Título: Acesso a remédios essenciais
Autor: MICHEL LOTROWSKA
Fonte: O Globo, 13/10/2006, Opinião, p. 7

Estamos assistindo à criação da Unitaid, também conhecida como Central Internacional de Compras de Medicamentos (para Aids, malária e tuberculose), resultado das iniciativas dos presidentes da França, Jacques Chirac, e do Brasil, Luiz Inácio Lula da Silva, relacionados à taxação sobre passagens aéreas. Será que uma nova iniciativa deste tipo é necessária, útil e pode fazer a diferença na luta contra esses três problemas graves de saúde pública?

Ao contrário de outras iniciativas do gênero, a Unitaid terá fontes sustentáveis de financiamento (tarifas de passagens aéreas) para alimentar seus fundos. Sem a perspectiva de um financiamento de longo prazo, os países não podem implementar estratégias de ampliação do acesso ao tratamento para Aids ou modificar o tratamento para malária. A Unitaid não pretende desenvolver projetos, mas sim agregar valor àqueles já existentes, como os apoiados pelo Fundo Global de Combate contra HIV/Aids, Tuberculose e Malária.

A particularidade da Unitaid vem do seu objetivo de interferência pró-ativa nas forças de mercado dos medicamentos, estimulando a concorrência, garantindo compras e negociando diretamente com os produtores. A redução de 99% dos preços da terapia tríplice com medicamentos anti-retrovirais (ARV) mais antigos para o tratamento da Aids, entre 1999 e 2005, só foi possível graças à concorrência promovida pela produção e venda de medicamentos genéricos não patenteados nos países em desenvolvimento, provenientes principalmente da Índia, e à intervenção de instituições como a Fundação Clinton na negociação direta de preços com produtores genéricos. O preço passou de US$12 mil a US$128 por paciente por ano. A mesma Fundação Clinton estará liderando, dentro da Unitaid, este processo de negociação para conseguir preços melhores. No entanto, o desafio continua integral para os medicamentos ARV mais novos, sujeitos à proteção patentária.

Existe um compromisso da Unitaid de apoiar os países no uso de licenças compulsórias, conforme reafirmado na Declaração de Doha da OMC (Qatar, 2001) sobre o Acordo Trips e Saúde Pública. As reduções voluntárias de preços e os preços diferenciais praticados pelas empresas multinacionais não são suficientes, ameaçando os programas de acesso a medicamentos nos países em desenvolvimento. Dados do Fundo Global mostram que, em 2005, o Peru pagou mais de US$4 mil por paciente por ano apenas para o Kaletra (da Abbott); na Guatemala, o valor chegou a mais de US$6 mil. Sabe-se que o Fundo Global compra o Kaletra a menos de US$500 na África do Sul.

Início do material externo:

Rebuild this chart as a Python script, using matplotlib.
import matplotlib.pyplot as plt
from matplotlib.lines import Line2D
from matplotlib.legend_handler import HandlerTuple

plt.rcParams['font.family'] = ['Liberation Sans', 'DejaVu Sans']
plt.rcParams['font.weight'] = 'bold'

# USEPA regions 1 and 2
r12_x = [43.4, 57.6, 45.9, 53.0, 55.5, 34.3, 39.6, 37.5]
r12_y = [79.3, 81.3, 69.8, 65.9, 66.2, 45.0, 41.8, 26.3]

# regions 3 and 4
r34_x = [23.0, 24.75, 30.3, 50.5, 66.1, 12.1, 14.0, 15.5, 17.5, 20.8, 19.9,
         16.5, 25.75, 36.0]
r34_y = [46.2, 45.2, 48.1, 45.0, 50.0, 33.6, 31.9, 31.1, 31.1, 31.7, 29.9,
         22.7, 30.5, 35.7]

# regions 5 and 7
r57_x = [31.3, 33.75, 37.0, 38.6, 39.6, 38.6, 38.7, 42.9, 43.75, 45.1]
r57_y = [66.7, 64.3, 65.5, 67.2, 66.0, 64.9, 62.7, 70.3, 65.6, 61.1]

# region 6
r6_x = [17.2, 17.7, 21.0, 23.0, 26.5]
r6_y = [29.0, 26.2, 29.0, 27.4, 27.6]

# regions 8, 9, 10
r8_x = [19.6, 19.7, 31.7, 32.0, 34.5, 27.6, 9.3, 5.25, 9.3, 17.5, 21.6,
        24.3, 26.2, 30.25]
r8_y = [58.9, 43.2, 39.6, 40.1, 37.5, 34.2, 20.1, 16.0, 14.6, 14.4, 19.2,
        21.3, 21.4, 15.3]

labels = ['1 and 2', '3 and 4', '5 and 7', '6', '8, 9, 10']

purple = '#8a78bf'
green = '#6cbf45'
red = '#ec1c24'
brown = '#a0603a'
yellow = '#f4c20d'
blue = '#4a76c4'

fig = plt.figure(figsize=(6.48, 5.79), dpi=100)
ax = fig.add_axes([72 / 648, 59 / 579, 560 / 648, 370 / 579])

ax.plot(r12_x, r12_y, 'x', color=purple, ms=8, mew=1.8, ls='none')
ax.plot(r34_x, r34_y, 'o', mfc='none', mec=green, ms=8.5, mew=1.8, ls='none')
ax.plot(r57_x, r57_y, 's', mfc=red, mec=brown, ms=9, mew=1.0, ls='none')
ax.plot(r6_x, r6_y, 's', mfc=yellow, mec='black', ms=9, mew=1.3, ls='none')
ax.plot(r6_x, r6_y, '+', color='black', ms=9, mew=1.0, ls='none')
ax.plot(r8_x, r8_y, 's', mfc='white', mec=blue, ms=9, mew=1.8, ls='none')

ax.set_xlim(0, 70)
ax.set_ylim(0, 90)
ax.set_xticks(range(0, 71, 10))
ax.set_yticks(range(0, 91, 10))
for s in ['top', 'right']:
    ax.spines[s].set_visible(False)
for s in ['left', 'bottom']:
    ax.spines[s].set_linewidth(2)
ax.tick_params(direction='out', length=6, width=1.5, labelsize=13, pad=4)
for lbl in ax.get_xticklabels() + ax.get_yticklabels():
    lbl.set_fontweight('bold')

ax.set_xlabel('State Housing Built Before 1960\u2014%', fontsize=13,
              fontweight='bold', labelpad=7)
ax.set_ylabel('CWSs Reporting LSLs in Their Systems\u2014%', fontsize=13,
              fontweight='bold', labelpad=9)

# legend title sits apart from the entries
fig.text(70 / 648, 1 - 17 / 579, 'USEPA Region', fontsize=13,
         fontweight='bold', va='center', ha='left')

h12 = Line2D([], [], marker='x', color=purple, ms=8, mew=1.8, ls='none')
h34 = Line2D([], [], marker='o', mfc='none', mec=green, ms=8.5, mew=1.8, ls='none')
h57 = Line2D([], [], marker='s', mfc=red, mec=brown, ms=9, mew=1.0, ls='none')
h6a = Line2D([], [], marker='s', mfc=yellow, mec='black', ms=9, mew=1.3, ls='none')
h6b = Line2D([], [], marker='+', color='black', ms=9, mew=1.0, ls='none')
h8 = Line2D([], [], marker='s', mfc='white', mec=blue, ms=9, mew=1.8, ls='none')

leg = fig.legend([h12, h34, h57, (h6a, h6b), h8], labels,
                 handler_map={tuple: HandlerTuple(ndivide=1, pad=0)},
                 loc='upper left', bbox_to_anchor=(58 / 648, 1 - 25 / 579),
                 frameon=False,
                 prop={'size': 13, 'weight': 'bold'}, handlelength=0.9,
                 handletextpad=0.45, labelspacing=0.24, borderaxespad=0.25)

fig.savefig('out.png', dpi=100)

Mesmo assim, US$500 ainda é caro apenas para um remédio, se comparados aos US$128 pagos para três medicamentos! Nesses casos de monopólio não existe política de estímulo à concorrência, a não ser que o uso do licenciamento compulsório seja apoiado para que versões genéricas sejam desenvolvidas a preços mais baixos. Somente desta forma poderemos esperar que o dinheiro das tarifas aéreas seja realmente destinado à compra de medicamentos para os pacientes de forma sustentável e que não sirva apenas para ampliar o mercado de preços altos das empresas multinacionais.

Outro desafio da Unitaid será conseguir os medicamentos que não necessariamente existem nas formulações adequadas, como é o caso das formulações pediátricas necessárias para tratar as milhares de crianças com HIV/Aids. A Unitaid pode contribuir para este desenvolvimento.

Na última Assembléia Mundial de Saúde, que contou com a participação de ministros da área, aprovou-se uma resolução que indicou claramente que o atual sistema de patentes não dá conta das necessidades de pesquisa e desenvolvimento dos pacientes dos países em desenvolvimento, corroborado por um recente relatório publicado pela Comissão de Propriedade Intelectual, Inovação e Saúde Pública da Organização Mundial da Saúde. É fundamental que a Unitaid, portanto, incorpore esses dados para realmente fazer a diferença na ampliação de acesso a medicamentos, de forma sustentável para os mais necessitados.

MICHEL LOTROWSKA é representante da Campanha de Acesso a Medicamentos Essenciais da Médicos Sem Fronteiras no Brasil.